The Teachers Retirement System of Georgia administers its benefits and programs in accordance with applicable state and federal law, and administrative rules. Title 47 of the Official Code Georgia (O. C. G. A.) assigns the authority to establish and amend the provisions of TRS to the State Legislature. State law outlines specific details for state retirement systems, including vesting periods, employee contribution rates, benefit formulas, and retirement eligibility.
During on-going sessions of the Georgia General Assembly, TRS will provide a summary of retirement-related legislation under consideration and will track the progress of selected bills. Legislative Updates can be found under Related Pages to the right.
Legislative Process to Modify Retirement Law
Retirement legislation that has a fiscal impact can only be introduced during the 1st year of a two-year session and can only be acted on during the 2nd year. For example, a fiscal retirement bill introduced during the first year of the 2015-16 biennium session cannot be acted on until the 2016 session. The earliest effective date of any such legislation would be July 1, 2016.
The Georgia Constitution contains several provisions relating to retirement legislation, which require that retirement bills be treated differently from other legislation. In Georgia, each bill having a fiscal (monetary) impact on a public retirement system such as TRS must be funded in the year it is enacted. In TRS, both the employee and the employer pay monthly into the retirement fund to pay for the employee’s retirement benefits. This “pay as you work” system ensures that future benefits are already paid for and do not depend on future appropriations. Thus, any bill that increases the liability of the retirement system must be funded “up front”. This ensures the fiscal stability of the retirement system.
In compliance with the dictates of the Constitution, the General Assembly enacted the Public Retirement Systems Standards Law, Chapter 20 of Title 47 of the Official Code of Georgia Annotated. The “Standards Law” as it is called for short, establishes the procedures required for the consideration and enactment of retirement legislation.
Initially, after Legislative Counsel drafts a bill, it is sent to the State Auditor for a certificate stating whether the bill is a fiscal or a non-fiscal bill. A fiscal bill is defined in the “Standards Law” as one which: (1) increases a retirement benefit, (2) increases the actuarial accrued liability of a retirement system, or (3) increases the normal cost of the retirement system. It is important to remember that the question is the impact of the bill on a retirement system, not the impact on the State treasury. Thus, it is possible for a retirement bill to have no cost to the State (or, indeed, to save the State money) and still be a “fiscal bill”. This certificate of the State Auditor must be attached to the bill at the time it is introduced. If no certificate is attached when a bill is introduced, it may not be considered.
If the State Auditor determines in his initial review of the bill that it is a non-fiscal retirement bill, the bill is treated the same as any other legislation, except that such bills must be introduced in the first 20 days of either legislative session.
If the State Auditor certifies that the bill is a fiscal retirement bill, its treatment becomes more complex.
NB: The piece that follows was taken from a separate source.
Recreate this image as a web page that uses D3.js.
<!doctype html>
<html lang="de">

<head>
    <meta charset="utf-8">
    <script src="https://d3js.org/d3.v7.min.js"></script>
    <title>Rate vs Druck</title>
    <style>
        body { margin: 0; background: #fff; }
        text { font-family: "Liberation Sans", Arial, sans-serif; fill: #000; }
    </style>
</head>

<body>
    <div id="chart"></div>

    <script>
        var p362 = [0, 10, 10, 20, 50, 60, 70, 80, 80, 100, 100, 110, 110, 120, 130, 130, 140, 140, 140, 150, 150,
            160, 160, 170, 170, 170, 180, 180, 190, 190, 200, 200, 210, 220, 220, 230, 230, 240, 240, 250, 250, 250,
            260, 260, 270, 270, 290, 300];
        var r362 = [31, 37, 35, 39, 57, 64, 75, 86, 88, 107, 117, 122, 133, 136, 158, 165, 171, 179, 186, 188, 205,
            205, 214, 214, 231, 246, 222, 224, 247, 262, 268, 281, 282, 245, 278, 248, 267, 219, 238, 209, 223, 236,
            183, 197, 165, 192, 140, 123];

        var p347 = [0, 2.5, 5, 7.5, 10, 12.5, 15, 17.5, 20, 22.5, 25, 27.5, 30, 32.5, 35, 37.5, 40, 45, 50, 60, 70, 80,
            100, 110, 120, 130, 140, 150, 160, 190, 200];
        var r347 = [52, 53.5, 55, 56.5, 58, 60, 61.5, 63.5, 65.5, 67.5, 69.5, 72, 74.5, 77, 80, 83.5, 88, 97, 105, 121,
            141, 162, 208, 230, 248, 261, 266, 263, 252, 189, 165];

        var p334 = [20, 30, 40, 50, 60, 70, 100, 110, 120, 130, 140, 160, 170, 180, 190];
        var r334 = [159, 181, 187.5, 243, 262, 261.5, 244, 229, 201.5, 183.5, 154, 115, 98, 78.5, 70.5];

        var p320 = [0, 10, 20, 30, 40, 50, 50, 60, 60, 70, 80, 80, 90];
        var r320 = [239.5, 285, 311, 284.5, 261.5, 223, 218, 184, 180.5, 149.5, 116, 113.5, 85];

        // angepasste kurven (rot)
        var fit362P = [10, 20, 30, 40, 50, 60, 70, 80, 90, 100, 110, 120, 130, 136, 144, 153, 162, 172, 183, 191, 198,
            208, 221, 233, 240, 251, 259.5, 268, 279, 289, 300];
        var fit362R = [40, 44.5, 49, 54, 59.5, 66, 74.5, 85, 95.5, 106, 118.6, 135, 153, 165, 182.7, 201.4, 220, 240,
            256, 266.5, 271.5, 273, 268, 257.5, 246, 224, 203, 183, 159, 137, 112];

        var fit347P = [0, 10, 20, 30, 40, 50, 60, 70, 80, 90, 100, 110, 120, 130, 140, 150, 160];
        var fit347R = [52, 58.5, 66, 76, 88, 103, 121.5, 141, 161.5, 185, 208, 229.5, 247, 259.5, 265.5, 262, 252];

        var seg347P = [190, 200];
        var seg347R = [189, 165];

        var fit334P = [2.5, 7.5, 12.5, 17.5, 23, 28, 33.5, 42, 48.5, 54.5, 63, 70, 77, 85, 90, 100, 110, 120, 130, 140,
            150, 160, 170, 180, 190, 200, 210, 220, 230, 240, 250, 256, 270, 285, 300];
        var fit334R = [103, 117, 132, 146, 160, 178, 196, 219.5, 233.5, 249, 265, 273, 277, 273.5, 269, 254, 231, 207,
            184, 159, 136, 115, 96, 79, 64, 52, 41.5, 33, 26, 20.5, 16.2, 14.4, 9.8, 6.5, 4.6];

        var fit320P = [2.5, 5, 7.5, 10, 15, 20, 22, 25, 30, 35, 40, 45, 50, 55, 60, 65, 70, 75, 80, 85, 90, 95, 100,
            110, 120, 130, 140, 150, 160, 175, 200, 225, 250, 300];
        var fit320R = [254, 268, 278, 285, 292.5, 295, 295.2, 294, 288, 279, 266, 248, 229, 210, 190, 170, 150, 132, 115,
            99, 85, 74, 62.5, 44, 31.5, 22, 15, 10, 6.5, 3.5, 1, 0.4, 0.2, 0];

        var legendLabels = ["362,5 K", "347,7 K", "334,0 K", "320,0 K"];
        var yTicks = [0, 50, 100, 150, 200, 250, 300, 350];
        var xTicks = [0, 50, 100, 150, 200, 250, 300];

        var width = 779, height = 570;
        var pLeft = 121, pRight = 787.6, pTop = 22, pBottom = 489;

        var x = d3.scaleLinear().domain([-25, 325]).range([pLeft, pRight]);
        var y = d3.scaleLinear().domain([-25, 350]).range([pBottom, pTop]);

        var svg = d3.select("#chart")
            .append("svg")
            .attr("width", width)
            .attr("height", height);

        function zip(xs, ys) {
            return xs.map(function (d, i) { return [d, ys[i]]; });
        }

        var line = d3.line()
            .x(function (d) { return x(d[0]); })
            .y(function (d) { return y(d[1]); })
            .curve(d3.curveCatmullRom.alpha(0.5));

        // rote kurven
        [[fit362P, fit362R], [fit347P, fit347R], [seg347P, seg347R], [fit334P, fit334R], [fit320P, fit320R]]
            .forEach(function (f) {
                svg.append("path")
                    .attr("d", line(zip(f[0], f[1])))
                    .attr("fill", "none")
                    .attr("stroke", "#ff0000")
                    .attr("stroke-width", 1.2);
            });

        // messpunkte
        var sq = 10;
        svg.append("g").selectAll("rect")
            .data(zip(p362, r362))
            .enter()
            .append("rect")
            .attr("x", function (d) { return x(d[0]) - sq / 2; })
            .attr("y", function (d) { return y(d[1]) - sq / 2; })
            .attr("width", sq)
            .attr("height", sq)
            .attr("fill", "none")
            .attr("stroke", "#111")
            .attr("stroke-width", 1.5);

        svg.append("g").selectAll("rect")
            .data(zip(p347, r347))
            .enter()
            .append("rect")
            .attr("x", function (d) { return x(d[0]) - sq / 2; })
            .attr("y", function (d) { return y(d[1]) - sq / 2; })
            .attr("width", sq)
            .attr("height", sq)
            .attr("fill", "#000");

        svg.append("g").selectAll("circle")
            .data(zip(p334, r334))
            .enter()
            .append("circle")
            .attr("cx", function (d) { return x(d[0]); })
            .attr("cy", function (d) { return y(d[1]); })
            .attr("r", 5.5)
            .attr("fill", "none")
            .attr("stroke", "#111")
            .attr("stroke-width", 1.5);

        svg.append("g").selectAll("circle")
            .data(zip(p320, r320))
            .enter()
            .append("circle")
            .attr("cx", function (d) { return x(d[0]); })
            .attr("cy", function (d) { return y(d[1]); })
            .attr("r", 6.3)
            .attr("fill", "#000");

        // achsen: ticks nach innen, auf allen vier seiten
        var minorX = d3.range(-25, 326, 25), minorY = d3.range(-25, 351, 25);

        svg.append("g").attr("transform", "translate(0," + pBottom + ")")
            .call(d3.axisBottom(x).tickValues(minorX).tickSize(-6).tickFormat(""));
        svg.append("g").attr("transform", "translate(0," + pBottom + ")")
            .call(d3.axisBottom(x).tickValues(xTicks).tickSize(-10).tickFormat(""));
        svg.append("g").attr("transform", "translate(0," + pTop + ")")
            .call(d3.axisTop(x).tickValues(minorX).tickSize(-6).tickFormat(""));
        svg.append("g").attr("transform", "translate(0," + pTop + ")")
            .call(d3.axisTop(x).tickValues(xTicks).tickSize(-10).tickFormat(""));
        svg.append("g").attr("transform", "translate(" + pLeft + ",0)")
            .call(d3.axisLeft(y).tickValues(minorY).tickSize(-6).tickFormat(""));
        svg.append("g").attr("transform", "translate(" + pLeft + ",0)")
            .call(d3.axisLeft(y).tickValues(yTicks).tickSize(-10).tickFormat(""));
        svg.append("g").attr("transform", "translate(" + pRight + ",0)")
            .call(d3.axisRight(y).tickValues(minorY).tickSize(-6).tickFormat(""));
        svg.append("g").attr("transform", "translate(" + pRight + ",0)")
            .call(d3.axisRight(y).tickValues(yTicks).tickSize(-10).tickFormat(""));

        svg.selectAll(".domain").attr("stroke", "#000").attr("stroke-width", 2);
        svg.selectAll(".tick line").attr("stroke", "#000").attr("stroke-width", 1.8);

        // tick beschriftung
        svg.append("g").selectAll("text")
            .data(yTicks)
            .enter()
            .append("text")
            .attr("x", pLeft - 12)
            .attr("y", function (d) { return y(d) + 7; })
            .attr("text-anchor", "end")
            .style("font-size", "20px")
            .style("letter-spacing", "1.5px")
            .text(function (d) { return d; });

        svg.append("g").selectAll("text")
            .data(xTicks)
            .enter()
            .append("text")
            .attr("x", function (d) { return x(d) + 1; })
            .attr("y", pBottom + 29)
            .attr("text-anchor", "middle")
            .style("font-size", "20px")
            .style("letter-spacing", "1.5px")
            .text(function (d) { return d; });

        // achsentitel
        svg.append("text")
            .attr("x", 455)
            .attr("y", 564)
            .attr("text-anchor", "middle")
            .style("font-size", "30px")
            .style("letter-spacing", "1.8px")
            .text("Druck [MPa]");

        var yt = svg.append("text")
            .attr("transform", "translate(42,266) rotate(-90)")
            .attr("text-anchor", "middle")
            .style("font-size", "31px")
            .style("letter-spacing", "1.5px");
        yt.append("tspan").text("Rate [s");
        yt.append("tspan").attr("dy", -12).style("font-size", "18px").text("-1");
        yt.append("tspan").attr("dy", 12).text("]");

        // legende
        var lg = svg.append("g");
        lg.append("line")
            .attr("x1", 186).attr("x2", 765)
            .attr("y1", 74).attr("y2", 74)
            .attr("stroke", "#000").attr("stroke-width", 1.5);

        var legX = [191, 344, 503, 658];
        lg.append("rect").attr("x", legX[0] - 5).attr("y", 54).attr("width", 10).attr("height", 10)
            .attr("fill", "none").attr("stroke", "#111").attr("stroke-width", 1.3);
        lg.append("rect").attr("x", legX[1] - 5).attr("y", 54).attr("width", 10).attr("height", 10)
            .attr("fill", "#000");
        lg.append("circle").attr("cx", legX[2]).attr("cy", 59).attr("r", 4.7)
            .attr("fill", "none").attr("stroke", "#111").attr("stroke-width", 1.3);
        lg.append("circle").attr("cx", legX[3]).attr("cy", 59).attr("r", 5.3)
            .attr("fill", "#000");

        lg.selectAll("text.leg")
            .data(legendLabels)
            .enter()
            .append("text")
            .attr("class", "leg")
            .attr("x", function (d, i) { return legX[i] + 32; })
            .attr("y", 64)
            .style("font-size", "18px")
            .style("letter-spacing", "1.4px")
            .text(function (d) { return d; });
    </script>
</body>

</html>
A fiscal retirement bill may be introduced any time during the first year of the biennium. No fiscal retirement bill may be introduced during the second year. No committee action will take place during the first year of the biennium.
Because of the requirement that fiscal retirement bills be funded concurrently with their enactment, it is necessary for an actuary to conduct a study to determine how much must be appropriated to the retirement system to pay the benefits granted by the legislation. Because the actuarial reviews cost money, both the House and Senate Retirement Committees meet during the interim to determine which bills should move forward for the actuarial study and which bills should die in committee.
Over the summer, the bills that pass both committees are sent to the State Auditor, who arranges an actuarial study of each bill. No later than November 1 of that year, the State Auditor provides the respective chairpersons with studies showing the cost of each bill, amortized over 20 years. A copy of that study is attached to the bill and travels with the bill throughout its life. After the actuarial study is completed, the bill may be amended only in such a manner as reduces the cost of the bill. Any substitute or amendment must be accompanied by a certificate from the State Auditor certifying whether the substitute or amendment changes the cost reflected in the actuarial study and, if so, a new actuarial study is required.
During the second year of the biennium, the respective committees meet to consider the bills again, this time with the knowledge of the cost of each bill. From that point, the movement of the legislation through the committees and full bodies is similar to other bills, except for the limitation on substitution or amendment.
Finally, after a fiscal retirement bill is enacted, a specific provision must be made in the Appropriations Act for funding the legislation. It is the responsibility of the bill’s sponsor to ensure that such a funding provision appears in the Appropriations Act. Each year, the State Auditor provides a certificate stating for each fiscal retirement bill enacted whether or not provisions for funding have been made. If no funding provision has been made, the bill is automatically repealed.